Maggs has long been famous for his grids; it is a formal device that he feels was in many ways forced upon him. How else could he organize and display his subject matter? Being a photographer, Maggs has always been introduced to his latest imagery via the grid of the medium-format contact sheet. He came to accept this form, as generated by his medium, as a part of his message. It was tidy, systematic and controllable. Like all designers, he is very interested in order. Grids are fundamental to graphic-design layout and to the setting of type. They were everywhere as underpinnings; he just made them visible.

Maggs has maintained a series of studios in industrial spaces in Toronto. They have always had a cool, orderly, Quaker kind of austerity about them. Their big blank spaces are typically lit by large mullioned windows—more grids. His art-making has in part been a response to these sorts of spaces: his studios and his galleries. The large white north wall of Susan Hobbs Gallery, where Maggs has shown his work for many years, has encouraged him to employ grids and to work big.
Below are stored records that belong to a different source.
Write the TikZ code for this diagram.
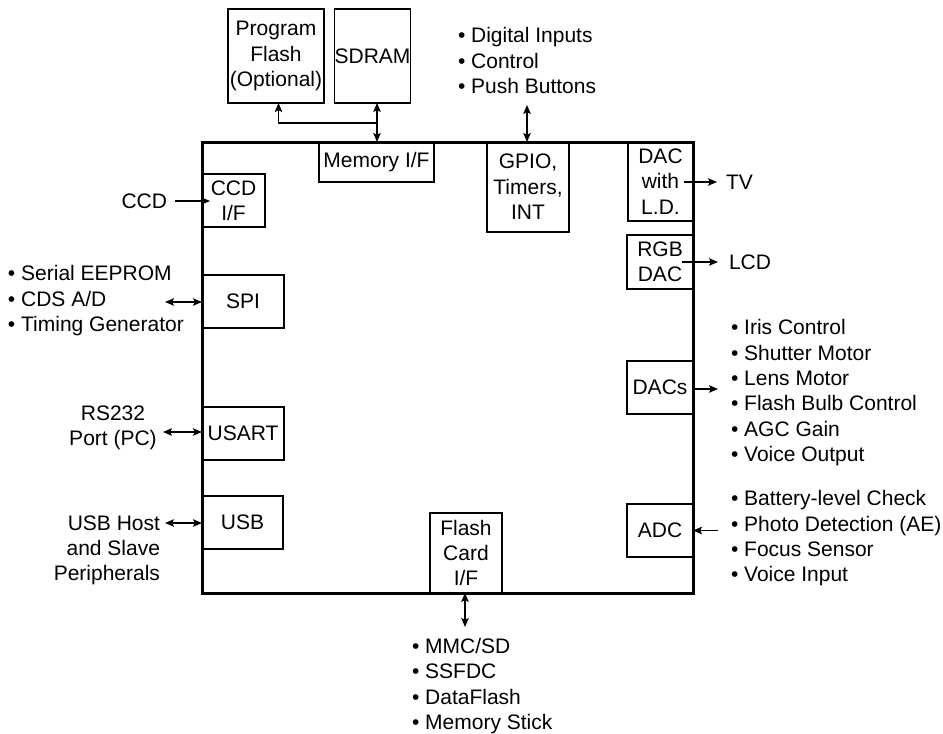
\documentclass[tikz,border=0pt]{standalone}
\usepackage{fontspec}
\setmainfont{Liberation Sans}
\usetikzlibrary{arrows.meta}
\begin{document}
\begin{tikzpicture}[x=1pt,y=-1pt,
  every node/.style={font=\fontsize{21}{25.4}\selectfont, inner sep=0pt, outer sep=0pt},
  blk/.style={draw, line width=1.2pt, align=center},
  mainbox/.style={draw, line width=3pt},
  conn/.style={line width=1.1pt},
  tipone/.style={-{Stealth[length=9pt,width=7.5pt,inset=1.8pt]}},
  tiptwo/.style={{Stealth[length=9pt,width=7.5pt,inset=1.8pt]}-{Stealth[length=9pt,width=7.5pt,inset=1.8pt]}},
  lst/.style={align=left, anchor=north west}]
\useasboundingbox (0,0) rectangle (943,734);

% external memory
\node[blk, minimum width=96, minimum height=94] (pflash) at (276,56) {Program\\Flash\\(Optional)};
\node[blk, minimum width=73, minimum height=94] (sdram) at (372.5,56) {SDRAM};

% inner blocks
\node[blk, minimum width=115, minimum height=40] (memif) at (376.5,162) {Memory I/F};
\node[blk, minimum width=82, minimum height=90] (gpio) at (528,187) {GPIO,\\Timers,\\INT};
\node[blk, minimum width=65, minimum height=79] (dactv) at (660.5,181.5) {DAC\\with\\L.D.};
\node[blk, minimum width=66, minimum height=54] (rgbdac) at (660,262) {RGB\\DAC};
\node[blk, minimum width=66, minimum height=53] (dacs) at (660,387.5) {DACs};
\node[blk, minimum width=66, minimum height=53] (adc) at (660,530.5) {ADC};
\node[blk, minimum width=63, minimum height=53] (ccdif) at (233.5,200.5) {CCD\\I/F};
\node[blk, minimum width=82, minimum height=53] (spi) at (243,301.5) {SPI};
\node[blk, minimum width=82, minimum height=53] (usart) at (243,433.5) {USART};
\node[blk, minimum width=81, minimum height=53] (usb) at (242.5,522.5) {USB};
\node[blk, minimum width=72, minimum height=80] (flashif) at (466,553) {Flash\\Card\\I/F};

% main chip
\node[mainbox, minimum width=491, minimum height=451] (main) at (447.5,367.5) {};

% outside texts
\node[lst] (dilist) at (458,27.5) {• Digital Inputs\\• Control\\• Push Buttons};
\node[lst] (spilist) at (8,265.5) {• Serial EEPROM\\• CDS A/D\\• Timing Generator};
\node[lst] (dacslist) at (731,319.5) {• Iris Control\\• Shutter Motor\\• Lens Motor\\• Flash Bulb Control\\• AGC Gain\\• Voice Output};
\node[lst] (adclist) at (731,490.5) {• Battery-level Check\\• Photo Detection (AE)\\• Focus Sensor\\• Voice Input};
\node[lst] (flashlist) at (412,638) {• MMC/SD\\• SSFDC\\• DataFlash\\• Memory Stick};
\node[align=center, anchor=north] (rs) at (113,405.5) {RS232\\Port (PC)};
\node[align=right, anchor=north east] (usbtxt) at (160,515.5) {USB Host\\and Slave\\Peripherals};
\node[anchor=east] (ccdtxt) at (167,201) {CCD};
\node[anchor=west] (tv) at (726,182) {TV};
\node[anchor=west] (lcd) at (729,262) {LCD};

% connector end points
\coordinate (junc) at (377,123);
\coordinate (pfend) at (278.5,103);
\coordinate (gpiotop) at (527,105);
\coordinate (spiL) at (165,302);
\coordinate (usartL) at (163,432);
\coordinate (usbL) at (165,523);
\coordinate (flashB) at (465,627);
\coordinate (dacsR) at (718,389);
\coordinate (adcR) at (718,530.5);

% connectors
\draw[conn, tiptwo] (junc |- sdram.south) -- (junc |- memif.north);
\draw[conn, tipone] (junc) -| (pfend);
\draw[conn, tiptwo] (gpiotop) -- (gpiotop |- gpio.north);
\draw[conn, tipone] ([xshift=-9pt]tv.west -| dactv.east) -- ([xshift=-9pt]tv.west);
\draw[conn, tipone] ([xshift=-11pt]lcd.west -| rgbdac.east) -- ([xshift=-11pt]lcd.west);
\draw[conn, tipone] (dacsR -| dacs.east) -- (dacsR);
\draw[conn, tipone] (adcR) -- (adcR -| adc.east);
\draw[conn, tipone] ([xshift=8pt]ccdtxt.east) -- ([xshift=8pt]ccdtxt.east -| ccdif.west);
\draw[conn, tiptwo] (spiL) -- (spiL -| spi.west);
\draw[conn, tiptwo] (usartL) -- (usartL -| usart.west);
\draw[conn, tiptwo] (usbL) -- (usbL -| usb.west);
\draw[conn, tiptwo] (flashB |- flashif.south) -- (flashB);
\end{tikzpicture}
\end{document}
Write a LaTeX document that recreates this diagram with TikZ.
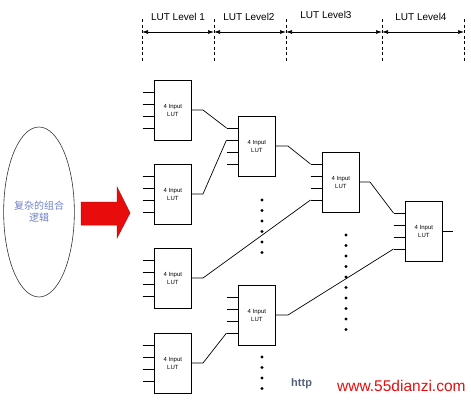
\documentclass[tikz,border=0pt]{standalone}
\usepackage{fontspec}
\setmainfont{Liberation Sans}
\newfontfamily\cjk{Noto Sans CJK SC}
\usetikzlibrary{calc,shapes.geometric,arrows.meta}
\definecolor{cjkblue}{HTML}{7282C8}
\definecolor{arrowred}{HTML}{E80C0C}
\definecolor{wmgray}{HTML}{56607A}
\tikzset{
  lut/.style={draw, line width=0.7pt, minimum width=37pt, minimum height=60pt,
    inner sep=0pt, align=center, font=\fontsize{6}{8.6}\selectfont, anchor=north west},
  wire/.style={line width=0.7pt},
  levelsep/.style={line width=0.9pt, dash pattern=on 3pt off 2.5pt},
  levelarrow/.style={line width=0.7pt, {Latex[length=6pt,width=4pt]}-{Latex[length=6pt,width=4pt]}},
  levellabel/.style={font=\fontsize{10}{12}\selectfont},
  dot/.style={fill=black},
}
\newcommand{\lutbox}[3]{%
  \node[lut] (#1) at (#2,#3) {4 Input\\LUT};
  \foreach \k/\d in {1/12,2/24,3/36,4/48} {
    \coordinate (#1-i\k) at ($(#1.north west)+(0,\d)$);
    \coordinate (#1-s\k) at ($(#1.north west)+(-11.5,\d)$);
    \draw[wire] (#1-s\k) -- (#1-i\k);
  }
  \coordinate (#1-o) at ($(#1.north west)+(37,30)$);
}
\begin{document}
\begin{tikzpicture}[x=1pt,y=-1pt]
\useasboundingbox (0,0) rectangle (471,400);
% level bar
\foreach \n/\x in {1/142,2/214,3/286,4/382,5/464} {
  \coordinate (lv\n) at (\x,32);
  \coordinate (lt\n) at (\x,19);
  \coordinate (lb\n) at (\x,62);
  \draw[levelsep] (lt\n) -- (lb\n);
}
\draw[levelarrow] (lv1) -- (lv2);
\draw[levelarrow] (lv2) -- (lv3);
\draw[levelarrow] (lv3) -- (lv4);
\draw[levelarrow] (lv4) -- (lv5);
\node[levellabel] (ll1) at (178,17) {LUT Level 1};
\node[levellabel] (ll2) at (249,17) {LUT Level2};
\node[levellabel] (ll3) at (326,15) {LUT Level3};
\node[levellabel] (ll4) at (421,17) {LUT Level4};
% ellipse
\node[draw, ellipse, line width=0.6pt, draw=black!80, minimum width=62pt, minimum height=170pt,
  inner sep=0pt, align=center, text=cjkblue, font=\cjk\fontsize{10}{12}\selectfont] (logic) at (39,212) {复杂的组合\\逻辑};
% red arrow
\fill[arrowred, draw=arrowred!80!black, line width=0.5pt] (81,202) -- (117,202) -- (117,187) -- (130,213)
  -- (117,238) -- (117,225) -- (81,225) -- cycle;
% LUT boxes
\lutbox{L1a}{154}{80}
\lutbox{L1b}{154}{164}
\lutbox{L1c}{154}{248}
\lutbox{L1d}{154}{333}
\lutbox{L2a}{238}{116}
\lutbox{L2b}{238}{285}
\lutbox{L3a}{322}{152}
\lutbox{L4}{405}{201}
% connections
\draw[wire] (L1a-o) -- ++(12,0) -- (L2a-s1);
\draw[wire] (L1b-o) -- ++(12,0) -- (L2a-s2);
\draw[wire] (L2a-o) -- ++(13,0) -- (L3a-s1);
\draw[wire] (L1c-o) -- ++(12,0) -- (L3a-s4);
\draw[wire] (L3a-o) -- ++(11,0) -- (L4-s1);
\draw[wire] (L2b-o) -- ++(13,0) -- (L4-s4);
\draw[wire] (L1d-o) -- ++(12,0) -- (L2b-s4);
\coordinate (out) at ($(L4-o)+(11,0)$);
\draw[wire] (L4-o) -- (out);
% dots
\foreach \y in {200,210.5,221,231.5,242,252.5} \fill[dot] (262,\y) circle (1.6pt);
\foreach \y in {235,245.5,256,266.5,277,287.5,298,308.5,319,329.5} \fill[dot] (346,\y) circle (1.6pt);
\foreach \y in {357,367.5,378,388.5} \fill[dot] (262,\y) circle (1.6pt);
% watermark
\node[anchor=west, text=wmgray, font=\bfseries\fontsize{11}{13}\selectfont, inner sep=0pt] (wm1) at (291,384) {http};
\node[anchor=west, text=arrowred, font=\fontsize{15.5}{18}\selectfont, inner sep=0pt] (wm2) at (337,386) {www.55dianzi.com};
\end{tikzpicture}
\end{document}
His designer’s heart loves that part of the process—installing a show that responds to and recognizes the space it occupies. For him that has meant the large-scale, the serial and the flat—never messy Merzbau.

In the mid-1970s there were only a couple of small galleries in Toronto that were really interested in showing photography, and their focus was narrow—vintage images or documentary ones. It was all quite quiet and conservative, and there was little photography at the big public institutions. Several of us decided that if nobody was going to pay attention to us, we could at least start to pay attention to ourselves. Gradually, a critical mass of photographers came together and for several years met monthly in my studio, sharing and discussing ongoing projects and staging exhibitions. By the early 1980s we had grown and evolved into what is now the Toronto Photographers Workshop (TPW).

I remember Maggs coming to an early meeting and standing quietly in a corner while the rest of us argued vigorously about various projects that participants had underway. At the evening’s conclusion, he turned to me and said, “Well, this is all very interesting, but I’m quite happy with what I’m doing and will just keep to myself and keep working.” I remember being somewhat irritated, intent as I was on trying to build community. Yet over the years I’ve come to greatly admire his single-minded devotion to his practice. Each step he has taken makes complete sense in terms of the previous one, but at the same time has always brought an element of surprise and revelation. It has resulted in an amazing body of work, some of which, like the deeply affecting but underappreciated series Lessons for Children, based on a vintage children’s poetry book, is still awaiting discovery.

 

See, you have inked
your frock.
Ink is black and pa-
Pa’s shoes are black.
Paper is white, and
Charles’s frock is
white.
Grass is green.

—From Lessons for Children

Speaking of his Dada portraits, Maggs states that “this new work is the most exciting thing I’ve done in a long time, because I’m not just documenting. It’s something else.” That “something else” has freed him from the tyranny of the grid. It’s also freed him from photography, even typologies. His mind has been liberated to reimagine things. He’s inverted the Francis Bacon dictum so beloved by documentarians: “The contemplation of things as they are, without error or confusion…is in itself a nobler thing than a whole harvest of invention.” Maggs has made things into what they aren’t. It’s a whole harvest of invention.